English boxer (1934–2024)

John Cooke (17 December 1934 – 29 June 2024) was an English amateur lightweight and professional light welter, welter, light middle and middleweight boxer.

== Amateur career ==
Cooke was born in Bootle. He was runner-up for the 1958 Amateur Boxing Association of England (ABAE) featherweight title, against Richard McTaggart (Royal Air Force), boxing out of Maple Leaf ABC.

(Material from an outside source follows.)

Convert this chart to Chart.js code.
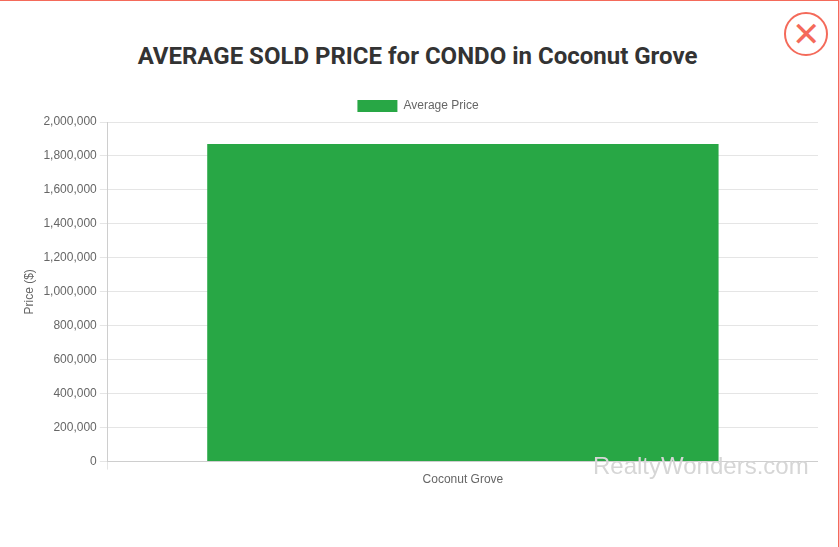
<!DOCTYPE html>
<html>
<head>
<meta charset="utf-8">
<script src="https://cdn.jsdelivr.net/npm/chart.js@4"></script>
<style>
  html, body { margin: 0; padding: 0; background: #fff; }
  body { width: 839px; height: 547px; position: relative; overflow: hidden; box-sizing: border-box;
         border-top: 1px solid #f46a5a; border-right: 1px solid #f46a5a; font-family: Roboto, sans-serif; }
  h2 { position: absolute; top: 41px; left: 0; width: 835px; margin: 0; text-align: center;
       font-size: 24px; font-weight: bold; color: #333; }
  .close { position: absolute; left: 784px; top: 11px; width: 40px; height: 40px; border: 2px solid #f46a5a;
           border-radius: 50%; color: #f46a5a; font-size: 34px; line-height: 40px; text-align: center; font-weight: 300; }
  .wm { position: absolute; left: 593px; top: 451px; font-size: 24px; color: #d6d6d6; font-family: Arial, sans-serif; }
  #wrap { position: absolute; left: 18px; top: 89px; width: 800px; height: 400px; }
</style>
</head>
<body>
<h2>AVERAGE SOLD PRICE for CONDO in Coconut Grove</h2>
<div class="close">&#x2715;</div>
<div id="wrap"><canvas id="chart"></canvas></div>
<div class="wm">RealtyWonders.com</div>
<script>
const categories = ['Coconut Grove'];
const avgPrice = [1870000];

new Chart(document.getElementById('chart'), {
  type: 'bar',
  data: {
    labels: categories,
    datasets: [{ label: 'Average Price', data: avgPrice, backgroundColor: '#28a745', barPercentage: 0.9, categoryPercentage: 0.8 }]
  },
  options: {
    responsive: true, maintainAspectRatio: false, animation: false,
    plugins: { legend: { labels: { color: '#666', font: { size: 12 }, boxWidth: 40, boxHeight: 12 } } },
    scales: {
      x: { ticks: { color: '#666' } },
      y: { min: 0, max: 2000000, ticks: { stepSize: 200000, color: '#666', callback: v => v.toLocaleString('en-US') },
           title: { display: true, text: 'Price ($)', color: '#666' } }
    }
  }
});
</script>
</body>
</html>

He represented the England team during the boxing tournament at the 1958 British Empire and Commonwealth Games and won a bronze medal in the -60 Kg division. He only lost 16 of 368 recorded contests as an amateur.

== Professional career ==
Cooke made his professional debut on 28 June 1960, aged 25, against Ken Pugh and fought in ninety-three fights until 1971. As a professional he won the British Boxing Board of Control (BBBofC) Central Area lightweight title, beating his cousin, Dave Coventry, for the BBBofC Central Area welterweight title, BBBofC British welterweight title, and Commonwealth welterweight title, and was a challenger for the European Boxing Union (EBU) welterweight title against Carmelo Bossi, his professional fighting weight varied from 133+3/4 lb, i.e. light welterweight to 157+1/4 lb, i.e. middleweight. Cooke was managed by Johnny Campbell (c. 1905 – 2 May 1994), credited as "the man who put Birkenhead on the map".

== Death ==
Cooke died from pneumonia in Bootle on 29 June 2024, at the age of 89.